Видите, какое дело. Он же почти добился публикации у Твардовского своего такого романа-повести «Зима 53-го», но там слишком мрачный взгляд на происходящее. Вот Горенштейн в романе «Место», он отчасти приспособил (хотя он не читал, конечно), он отчасти повторил для советской России тему «Invisible Man» — поиск идентичности, опыт приспособленчества. То, как Цвибишев выгрызает себе место… Но Цвибишев его выгрызает, а у Эллисона, наоборот, просачивается герой, теряя себя, и вписываясь в среду. У Эллисона он исчезает, а Цвибишев, наоборот, оформляется во что-то прочное, как соль, говоря по-пастернаковски. Довольно страшный опыт. О сравнении этих двух романов можно было бы написать отличную совершенно историю.
Теперь — вот что мне кажется важным применительно к Горенштейну. Да, у Горенштейна жестокий взгляд на вещи. Да, это взгляд потерявшегося ребёнка. Но при всём при этом это невероятно сентиментальная, горячая, живая проза, и поэтому, может быть… Ну, как бы она эмоционально по диапазону своему превышает советские каноны. «Дом с башенкой» — очень страшный текст. Знаете, а почему не могло быть напечатано «Искупление»? Только из-за еврейской темы? Нет. Из-за того, что масштаб автора, его зрение — оно слишком жестоко, оно превышает какие-то рамки. Горенштейн был за гранью цензуры, потому что он был слишком массивен, слишком масштабен.
Понимаете, запрос… Вот! Вот теперь я могу наконец сформулировать. Вот в чём польза устных эфиров. Горенштейн — это писатель такой изобразительной мощи, что за ней угадывается, не может не угадываться мировоззрение, личная концепция. И концепция эта противная советскому строю, неприятная, несовместимая с ним — библейская концепция, библейский масштаб виден в этом последнем иудейском пророке.
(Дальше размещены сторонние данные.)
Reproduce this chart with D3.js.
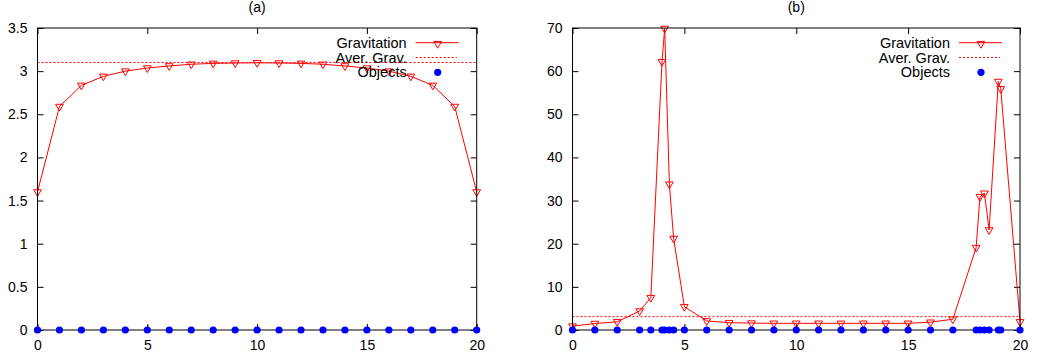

А Горенштейн, конечно, великий иудейский пророк. И «Искупление» об этом, и «Попутчики» об этом.
Я когда перечитывал «Попутчиков» для своих литературных нужд. Господи, какой ожог! Как невыносимо это читать! Как страшно! Какая плотность страшная! Как пахнет от каждой страницы! Ну невыносимо! Понимаете? И конечно, ничего, кроме «Дома с башенкой», он не мог бы при советской власти напечатать — просто потому, что даже, понимаете, крошечный, миллиметровый фрагмент этой картины показывает, что на ней нарисовано ну что-то очень несоветское.